My initial exposure to all the different options available to me, was due to my parents, who
though by no means well-off, found a way to be sure my brothers, Vance and Dwight and I,
would have the best that they could afford. I was well aware that not all young people of color
were as fortunate as my brothers and I were when we were growing up. And this exposure to
these opportunities and options is surely giving their white counterparts an advantage that may
later prove to be insurmountable to our Black children in our competitive society.
I also knew that if Black people didn't know much about themselves as a community, then it stood to reason people who were not Black would know even less! There are countless numbers of people whose only contact with a Black person has been through their television. We are either the Walkers of "Good Times," or the Huxtables of the "Cosby Show." Extreme ends of the television situation-comedy spectrum.

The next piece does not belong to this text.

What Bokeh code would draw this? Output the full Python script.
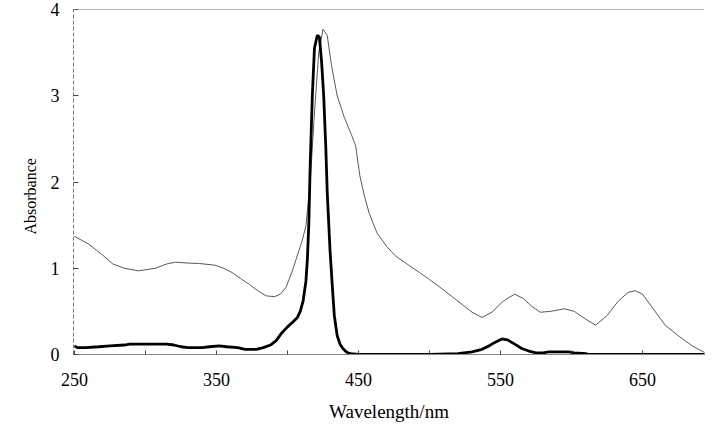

How can we convince Black youths that they can be whatever they want to be when the negative image of Black people in America is constantly before them? We blame the media for concentrating on the fifteen-year-old Black youth being escorted through a gauntlet of television cameras and reporters as he hides his head under his jacket. But what have we done to counter that image? What have we done to say to young people, "You are a good person. There are things that you can do that no one else can do in quite the same way"?
Our Common Ground is an invitation I want to extend to everyone, to get to know some wonderful people. These people have made an effort to make a difference in the world around them. These people just happen to be Black.